Most people who build 4130 frames simply live with this. But there is a solution. After welding, heat the joint and the nearby metal to a dull cherry red with an oxy-acetylene torch, and allow to air-cool slowly. In warm ambient temperatures, just letting the area cool naturally is often sufficient. In colder ambient temperatures, or for insurance, a sheet metal or foil shield loosely fitted around the joint will slow the cooling sufficiently to avoid hardening.

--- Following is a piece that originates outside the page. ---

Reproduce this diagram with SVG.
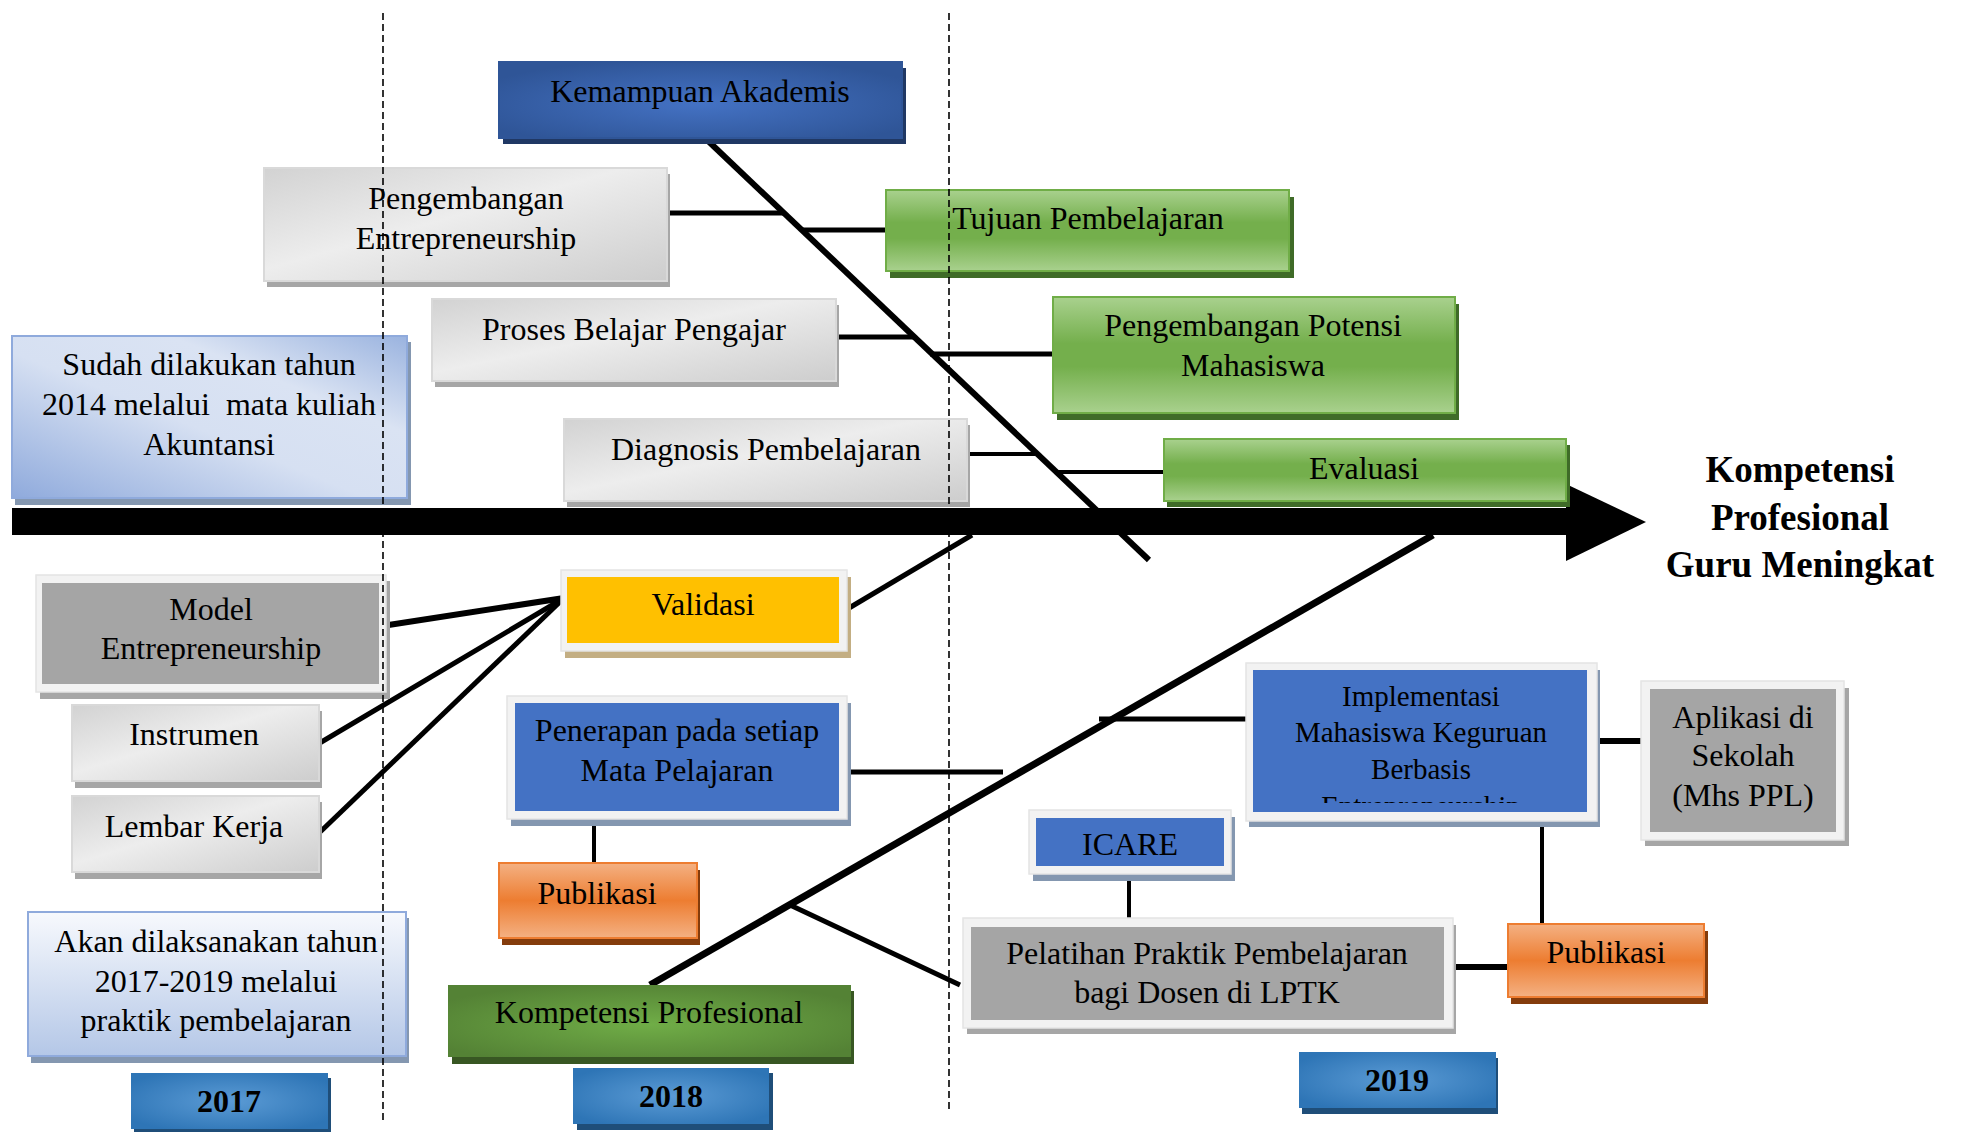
<svg xmlns="http://www.w3.org/2000/svg" width="1961" height="1132" viewBox="0 0 1961 1132">
<style>
text{font-family:"Liberation Serif","Times New Roman",serif;font-size:32px;fill:#000;text-anchor:middle}
.t29{font-size:29px}
.bold{font-weight:bold}
.title{font-weight:bold;font-size:37px}
.ln{stroke:#000;stroke-width:5;fill:none;stroke-linecap:butt}
.bone{stroke:#000;stroke-width:7;fill:none}
.dash{stroke:#000;stroke-width:1.6;stroke-dasharray:7 4;fill:none}
.shGray{fill:#a6a6a6}
.shBlue{fill:#8497b0}
.frame{fill:#f2f2f2;stroke:#e4e4e4;stroke-width:1.5}
.gray{fill:url(#gGray);stroke:#d9d9d9;stroke-width:2}
.green{fill:url(#gGreen);stroke:#70ad47;stroke-width:2}
.shGreen{fill:#3f6b28}
.orange{fill:url(#gOrange);stroke:#ed7d31;stroke-width:2}
.shOrange{fill:#843c0c}
.year{fill:url(#gYear)}
.shYear{fill:#1f4e79}
</style>
<defs>
<linearGradient id="gGray" x1="0" y1="0" x2="1" y2="1">
<stop offset="0" stop-color="#d2d2d2"/>
<stop offset="0.45" stop-color="#ededed"/>
<stop offset="1" stop-color="#cdcdcd"/>
</linearGradient>
<linearGradient id="gGreen" x1="0" y1="0" x2="0" y2="1">
<stop offset="0" stop-color="#a9d18e"/>
<stop offset="0.4" stop-color="#74af4c"/>
<stop offset="0.6" stop-color="#74af4c"/>
<stop offset="1" stop-color="#a9d18e"/>
</linearGradient>
<linearGradient id="gOrange" x1="0" y1="0" x2="0" y2="1">
<stop offset="0" stop-color="#f4b183"/>
<stop offset="0.5" stop-color="#ed7d31"/>
<stop offset="1" stop-color="#f4b183"/>
</linearGradient>
<radialGradient id="gDarkBlue" cx="0.5" cy="0.55" r="0.6">
<stop offset="0" stop-color="#4472c4"/>
<stop offset="1" stop-color="#2f5597"/>
</radialGradient>
<radialGradient id="gYear" cx="0.5" cy="0.5" r="0.6">
<stop offset="0" stop-color="#5b9bd5"/>
<stop offset="1" stop-color="#2e75b6"/>
</radialGradient>
<radialGradient id="gKP" cx="0.5" cy="0.55" r="0.6">
<stop offset="0" stop-color="#70ad47"/>
<stop offset="1" stop-color="#548235"/>
</radialGradient>
<linearGradient id="gSudah" x1="0" y1="1" x2="1" y2="0">
<stop offset="0" stop-color="#8faadc"/>
<stop offset="0.45" stop-color="#d6e0f2"/>
<stop offset="0.7" stop-color="#dae3f3"/>
<stop offset="1" stop-color="#9ab3df"/>
</linearGradient>
<linearGradient id="gAkan" x1="0" y1="0" x2="0" y2="1">
<stop offset="0" stop-color="#f7f9fd"/>
<stop offset="1" stop-color="#b4c7e7"/>
</linearGradient>
<clipPath id="clipImpl"><rect x="1253" y="670" width="334" height="133"/></clipPath>
</defs>

<g id="connectors">
<rect x="12" y="508" width="1556" height="27" fill="#000"/>
<polygon points="1566,484 1646,522 1566,561" fill="#000"/>
<line class="ln" x1="705" y1="138" x2="1149" y2="560" style="stroke-width:6"/>
<line class="ln" x1="667" y1="213" x2="785" y2="213"/>
<line class="ln" x1="801" y1="230" x2="886" y2="230"/>
<line class="ln" x1="836" y1="337" x2="915" y2="337"/>
<line class="ln" x1="930" y1="354" x2="1053" y2="354"/>
<line class="ln" x1="967" y1="454" x2="1035" y2="454" style="stroke-width:4"/>
<line class="ln" x1="1055" y1="472" x2="1164" y2="472" style="stroke-width:4"/>
<line class="ln" x1="382" y1="626" x2="564" y2="598" style="stroke-width:6"/>
<line class="ln" x1="318" y1="744" x2="564" y2="598"/>
<line class="ln" x1="318" y1="834" x2="564" y2="598"/>
<line class="ln" x1="844" y1="611" x2="972" y2="535"/>
<line class="bone" x1="650" y1="985" x2="1433" y2="535"/>
<line class="ln" x1="847" y1="772" x2="1003" y2="772"/>
<line class="ln" x1="594" y1="815" x2="594" y2="863" style="stroke-width:4"/>
<line class="ln" x1="790" y1="905" x2="960" y2="985"/>
<line class="ln" x1="1099" y1="719" x2="1246" y2="719"/>
<line class="ln" x1="1597" y1="741" x2="1645" y2="741" style="stroke-width:6"/>
<line class="ln" x1="1542" y1="812" x2="1542" y2="924" style="stroke-width:4"/>
<line class="ln" x1="1129" y1="874" x2="1129" y2="919" style="stroke-width:4"/>
<line class="ln" x1="1449" y1="967" x2="1508" y2="967" style="stroke-width:6"/>
</g>

<g id="kemampuan-akademis">
<rect x="503" y="68" width="403" height="76" fill="#203864"/>
<rect x="499" y="62" width="403" height="76" fill="url(#gDarkBlue)" stroke="#2f5597" stroke-width="2"/>
<text x="700" y="102">Kemampuan Akademis</text>
</g>

<g id="pengembangan-entrepreneurship">
<rect class="shGray" x="267" y="174" width="403" height="113"/>
<rect class="gray" x="264" y="168" width="403" height="113"/>
<text x="466" y="209">Pengembangan</text>
<text x="466" y="249">Entrepreneurship</text>
</g>

<g id="proses-belajar-pengajar">
<rect class="shGray" x="435" y="305" width="404" height="82"/>
<rect class="gray" x="432" y="299" width="404" height="82"/>
<text x="634" y="340">Proses Belajar Pengajar</text>
</g>

<g id="diagnosis-pembelajaran">
<rect class="shGray" x="567" y="425" width="403" height="82"/>
<rect class="gray" x="564" y="419" width="403" height="82"/>
<text x="766" y="460">Diagnosis Pembelajaran</text>
</g>

<g id="sudah-dilakukan">
<rect x="15" y="342" width="396" height="163" fill="#8497b0"/>
<rect x="12" y="336" width="395" height="162" fill="url(#gSudah)" stroke="#8faadc" stroke-width="2"/>
<text x="209" y="375">Sudah dilakukan tahun</text>
<text x="209" y="415" style="white-space:pre">2014 melalui  mata kuliah</text>
<text x="209" y="455">Akuntansi</text>
</g>

<g id="tujuan-pembelajaran">
<rect class="shGreen" x="890" y="197" width="404" height="81"/>
<rect class="green" x="886" y="190" width="403" height="81"/>
<text x="1088" y="229">Tujuan Pembelajaran</text>
</g>

<g id="pengembangan-potensi">
<rect class="shGreen" x="1057" y="304" width="402" height="116"/>
<rect class="green" x="1053" y="297" width="402" height="116"/>
<text x="1253" y="336">Pengembangan Potensi</text>
<text x="1253" y="376">Mahasiswa</text>
</g>

<g id="evaluasi">
<rect class="shGreen" x="1167" y="445" width="403" height="62"/>
<rect class="green" x="1164" y="439" width="402" height="62"/>
<text x="1364" y="479">Evaluasi</text>
</g>

<g id="kompetensi-profesional-meningkat">
<text class="title" x="1800" y="482">Kompetensi</text>
<text class="title" x="1800" y="530">Profesional</text>
<text class="title" x="1800" y="577">Guru Meningkat</text>
</g>

<g id="model-entrepreneurship">
<rect class="shGray" x="40" y="581" width="350" height="118"/>
<rect class="frame" x="36" y="575" width="350" height="117"/>
<rect x="42" y="583" width="337" height="101" fill="#a5a5a5"/>
<text x="211" y="620">Model</text>
<text x="211" y="659">Entrepreneurship</text>
</g>

<g id="instrumen">
<rect class="shGray" x="75" y="711" width="247" height="77"/>
<rect class="gray" x="72" y="705" width="247" height="76"/>
<text x="194" y="745">Instrumen</text>
</g>

<g id="lembar-kerja">
<rect class="shGray" x="75" y="802" width="247" height="77"/>
<rect class="gray" x="72" y="796" width="247" height="76"/>
<text x="194" y="837">Lembar Kerja</text>
</g>

<g id="validasi">
<rect x="565" y="577" width="286" height="81" fill="#c3ae83"/>
<rect class="frame" x="561" y="570" width="286" height="81"/>
<rect x="567" y="577" width="272" height="66" fill="#ffc000"/>
<text x="703" y="615">Validasi</text>
</g>

<g id="penerapan">
<rect class="shBlue" x="511" y="703" width="340" height="123"/>
<rect class="frame" x="507" y="696" width="340" height="123"/>
<rect x="515" y="703" width="324" height="108" fill="#4472c4"/>
<text x="677" y="741">Penerapan pada setiap</text>
<text x="677" y="781">Mata Pelajaran</text>
</g>

<g id="publikasi-1">
<rect class="shOrange" x="502" y="870" width="198" height="75"/>
<rect class="orange" x="499" y="863" width="198" height="75"/>
<text x="597" y="904">Publikasi</text>
</g>

<g id="akan-dilaksanakan">
<rect x="31" y="918" width="378" height="145" fill="#8497b0"/>
<rect x="28" y="912" width="378" height="144" fill="url(#gAkan)" stroke="#8faadc" stroke-width="2"/>
<text x="216" y="952">Akan dilaksanakan tahun</text>
<text x="216" y="992">2017-2019 melalui</text>
<text x="216" y="1031">praktik pembelajaran</text>
</g>

<g id="kompetensi-profesional">
<rect x="452" y="991" width="402" height="73" fill="#385723"/>
<rect x="448" y="985" width="403" height="72" fill="url(#gKP)"/>
<text x="649" y="1023">Kompetensi Profesional</text>
</g>

<g id="year-2017">
<rect class="shYear" x="134" y="1078" width="197" height="56"/>
<rect class="year" x="131" y="1073" width="197" height="56"/>
<text class="bold" x="229" y="1112">2017</text>
</g>

<g id="year-2018">
<rect class="shYear" x="577" y="1073" width="196" height="57"/>
<rect class="year" x="573" y="1068" width="196" height="56"/>
<text class="bold" x="671" y="1107">2018</text>
</g>

<g id="implementasi">
<rect class="shBlue" x="1249" y="670" width="351" height="157"/>
<rect class="frame" x="1246" y="663" width="351" height="158"/>
<rect x="1253" y="670" width="334" height="142" fill="#4472c4"/>
<g clip-path="url(#clipImpl)">
<text class="t29" x="1421" y="706">Implementasi</text>
<text class="t29" x="1421" y="742">Mahasiswa Keguruan</text>
<text class="t29" x="1421" y="779">Berbasis</text>
<text class="t29" x="1421" y="816">Entrepreneurship</text>
</g>
</g>

<g id="aplikasi-sekolah">
<rect class="shGray" x="1645" y="688" width="204" height="158"/>
<rect class="frame" x="1641" y="681" width="203" height="159"/>
<rect x="1650" y="689" width="186" height="143" fill="#a5a5a5"/>
<text x="1743" y="728">Aplikasi di</text>
<text x="1743" y="766">Sekolah</text>
<text x="1743" y="806">(Mhs PPL)</text>
</g>

<g id="icare">
<rect class="shBlue" x="1033" y="817" width="202" height="64"/>
<rect class="frame" x="1029" y="810" width="202" height="64"/>
<rect x="1036" y="818" width="188" height="48" fill="#4472c4"/>
<text x="1130" y="855">ICARE</text>
</g>

<g id="pelatihan">
<rect class="shGray" x="967" y="925" width="489" height="109"/>
<rect class="frame" x="963" y="918" width="490" height="110"/>
<rect x="971" y="927" width="473" height="93" fill="#a5a5a5"/>
<text x="1207" y="964">Pelatihan Praktik Pembelajaran</text>
<text x="1207" y="1003">bagi Dosen di LPTK</text>
</g>

<g id="publikasi-2">
<rect class="shOrange" x="1511" y="931" width="197" height="73"/>
<rect class="orange" x="1508" y="924" width="196" height="73"/>
<text x="1606" y="963">Publikasi</text>
</g>

<g id="year-2019">
<rect class="shYear" x="1302" y="1058" width="196" height="56"/>
<rect class="year" x="1299" y="1052" width="197" height="56"/>
<text class="bold" x="1397" y="1091">2019</text>
</g>

<g id="guides">
<line class="dash" x1="383" y1="13" x2="383" y2="1120"/>
<line class="dash" x1="949" y1="13" x2="949" y2="1113"/>
</g>
</svg>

Another approach, seldom considered nowadays, is to gas weld the joint instead. 4130 tubing was originally invented about 75 years ago for the aircraft industry. TIG welding was unknown. Aircraft structures were gas welded. Gas welding heats the metal surrounding the weld more than TIG welding does. This compounds distortion problems, but it does alleviate the problem of having very hot metal near cool metal that can quench it. In many cases, this will automatically eliminate the brittle zone."

 

My thoughts are that heating and quenching 1026 and 4130 will give about the same hardness. It's the carbon content that determines the hardness, and .26% and .30% Carbon steel quench out at just about the same. Edit: 1026 is at the very high end of carbon or "mild" steel. Much mild steel sheet is 1008 or 1010 or even 1015-1018. Remember the last two digits are the decimal % carbon. Until lyou approach 30 (points) of carbon, no effective hardness occurs from heating quenching.

OTOH, the Cr and Mo in 4130 help achieve deeper hardness in both 4130 and 4140. 4140 will get harder than 4130 during quenching due to it's extra carbon. You won't get "file hard" Rc60+ until you get to about .60% Carbon, but 4140 can get to Rc50+ before tempering.